BERNE — A box draped in a white sheet was a transformative device on the floor of the Berne library. In went a gray-haired man after reading a book, and out crawled a baby boy.

Imagination was the theme of the video, titled “Berne Spark a Reaction” and created by teenagers at the library this winter. Each actor was pictured reading a book amid the library’s bookshelves. The video would cut close to a sparkler, then back to the reader, wearing a character’s costume — as if transformed by reading.

The state Education Department announced the Berne video on April 2 as one of three finalists in the 2014 New York State Teen Video Challenge, part of its Summer Reading at New York Libraries program.

The contest is held in each member state by the Collaborative Summer Library Program, which awards $275 for the best video, with $125 going to its associated library. Contestants were directed to promote reading by interpreting the CSLP slogan of the summer for teens, “SPARK a reaction.”
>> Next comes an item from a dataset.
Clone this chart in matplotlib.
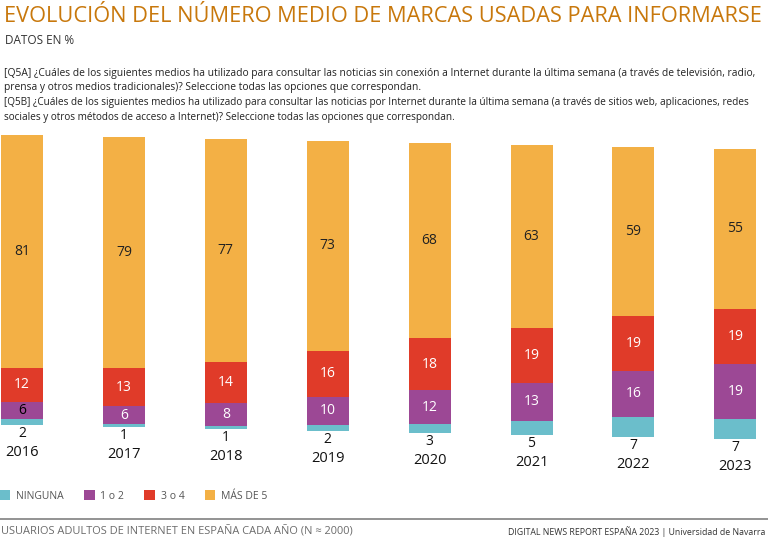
import matplotlib
matplotlib.use('Agg')
import matplotlib.pyplot as plt
from matplotlib import font_manager
import numpy as np

# %% datos
anios = ['2016', '2017', '2018', '2019', '2020', '2021', '2022', '2023']
ninguna = [2, 1, 1, 2, 3, 5, 7, 7]
uno_dos = [6, 6, 8, 10, 12, 13, 16, 19]
tres_cuatro = [12, 13, 14, 16, 18, 19, 19, 19]
mas_cinco = [81, 79, 77, 73, 68, 63, 59, 55]
etiquetas = ['NINGUNA', '1 o 2', '3 o 4', 'MÁS DE 5']

colores = ['#6bbecb', '#9c4895', '#e03b29', '#f3b045']
color_txt = [None,
             ['black'] + ['white'] * 7,
             ['white'] * 8,
             ['#222222'] * 8]

# %% fuente
disponibles = {f.name for f in font_manager.fontManager.ttflist}
fuente = 'DejaVu Sans'
for fam in ['DejaVu Sans Condensed', 'Liberation Sans Narrow', 'Open Sans']:
    if fam in disponibles:
        fuente = fam
        break
plt.rcParams['font.family'] = [fuente, 'DejaVu Sans']

W, H = 768, 548
fig = plt.figure(figsize=(W / 100, H / 100), dpi=100)

def fx(px):
    return px / W

def fy(py):
    return 1 - py / H

# ejes de las barras (en pixeles: y de 125 a 480)
esc = 2.9  # px por punto porcentual
ax = fig.add_axes([0, fy(480), 1, (480 - 125) / H])
ax.set_xlim(-22 / 101.9, (W - 22) / 101.9)
ax.set_ylim(-(480 - 425) / esc, (425 - 125) / esc)
ax.axis('off')

x = np.arange(len(anios))
ancho = 42 / 101.9
series = np.array([ninguna, uno_dos, tres_cuatro, mas_cinco], dtype=float)
total = series.sum(axis=0)
# barras normalizadas al 100 %; el original cae ligeramente hacia la derecha
caida = 2.0 / esc
base0 = -caida * x
base = base0.copy()
handles = []
for j in range(4):
    alto = series[j] / total * 100
    b = ax.bar(x, alto, ancho, bottom=base, color=colores[j], linewidth=0)
    handles.append(b)
    if j > 0:
        for i in range(len(x)):
            ax.text(x[i], base[i] + alto[i] / 2, str(int(series[j][i])),
                    ha='center', va='center', fontsize=10, color=color_txt[j][i])
    base = base + alto

for i in range(len(x)):
    ax.annotate(str(ninguna[i]), xy=(x[i], base0[i]), xytext=(0, -6),
                textcoords='offset points', ha='center', va='center',
                fontsize=10, color='#111111')
    ax.annotate(anios[i], xy=(x[i], base0[i]), xytext=(0, -20),
                textcoords='offset points', ha='center', va='center',
                fontsize=10.5, color='#111111')

# %% textos
titulo = fig.text(fx(4), fy(17), 'EVOLUCIÓN DEL NÚMERO MEDIO DE MARCAS USADAS PARA INFORMARSE',
                  fontsize=16, color='#c8780c', va='center', ha='left')
fig.text(fx(5), fy(41), 'DATOS EN %', fontsize=8.5, color='#333333', va='center')

q5a = ('[Q5A] ¿Cuáles de los siguientes medios ha utilizado para consultar las noticias sin conexión a Internet durante la última semana (a través de televisión, radio,\n'
       'prensa y otros medios tradicionales)? Seleccione todas las opciones que correspondan.')
q5b = ('[Q5B] ¿Cuáles de los siguientes medios ha utilizado para consultar las noticias por Internet durante la última semana (a través de sitios web, aplicaciones, redes\n'
       'sociales y otros métodos de acceso a Internet)? Seleccione todas las opciones que correspondan.')
t1 = fig.text(fx(4), fy(80.5), q5a, fontsize=7, color='#222222', va='center', linespacing=1.45)
t2 = fig.text(fx(4), fy(110), q5b, fontsize=7, color='#222222', va='center', linespacing=1.45)

fig.legend([h[0] for h in handles], etiquetas, loc='center left',
           bbox_to_anchor=(0, fy(496)), ncol=4, frameon=False, fontsize=7.5,
           labelcolor='#555555', handlelength=1.0, handleheight=1.0,
           handletextpad=0.55, columnspacing=1.95, borderpad=0, borderaxespad=0)

fig.add_artist(plt.Line2D([0, 1], [fy(519), fy(519)], color='#8a8a8a', lw=1.3,
                          transform=fig.transFigure))
pie1 = fig.text(fx(1), fy(532), 'USUARIOS ADULTOS DE INTERNET EN ESPAÑA CADA AÑO (N ≈ 2000)',
                fontsize=8, color='#6b6b6b', va='center')
pie2 = fig.text(fx(765), fy(532), 'DIGITAL NEWS REPORT ESPAÑA 2023 | Universidad de Navarra',
                fontsize=7.5, color='#333333', va='center', ha='right')

# ajustar anchos a los del original
fig.canvas.draw()
r = fig.canvas.get_renderer()
for t, w in [(titulo, 758), (t1, 754), (t2, 752), (pie1, 350), (pie2, 256)]:
    t.set_fontsize(t.get_fontsize() * w / t.get_window_extent(r).width)

fig.savefig('out.png', dpi=100)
The other two finalists in New York were from downstate, submitted by the Malverne Public Library, in Nassau County, and the Harborfields Public Library, in Suffolk County.

The teenagers in the Berne video are John Shahen, Kelley Doolin, Thorne Sperry, Terrik Kobryn, and Laura Simpson. Kobryn and Shahen wrote and played music for the video on acoustic guitar, and Doolin and Simpson directed.

They were overseen by Kathleen Stempel, the assistant librarian and youth-services coordinator for Berne. When the library moved to a new, larger location this fall, formerly a church, Stempel wanted to organize a group of teenagers to advise the library on what books they’d like to read and what resources they’d use. Library Manager Judy Petrosillo said teenagers are the most underserved group in the community.

The local Girl Scout troop no. 1758 submitted a video, titled “Girl Scout Spark a Reaction” that wasn’t chosen for the finals. Fifteen cadets and seniors filmed their video during a snowstorm while staying at a lodge in Camp Is-Sho-Da in East Greenbush.

A group of bored-looking teenagers in the video are visited by book-weilding fairies who persuade the teens that books are awesome by describing their characters.

“Books open up doors,” Jean Forti, the troop’s co-leader, said of the video’s message.

The girls in the troop also created benches for a reading area they designed for outside of the Berne library as one of their Silver Award projects.

The video challenge is an appeal, meant to excite teenagers to read and see the library as a fun place. The Berne library is holding an open mic night on April 11, as part of National Poetry Month, but also to accommodate teens.

Stempel, who holds story time for kids at the library every week, says it is not that teens or the coming generation is not interested in reading. Young people who aren’t inclined to read just haven’t discovered the right books to immerse themselves in, she said.

“The difference” between watching films and reading, Stempel said, “is their brains can imagine differently than a producer producing what they want you to see. When you read the stories, you can imagine.”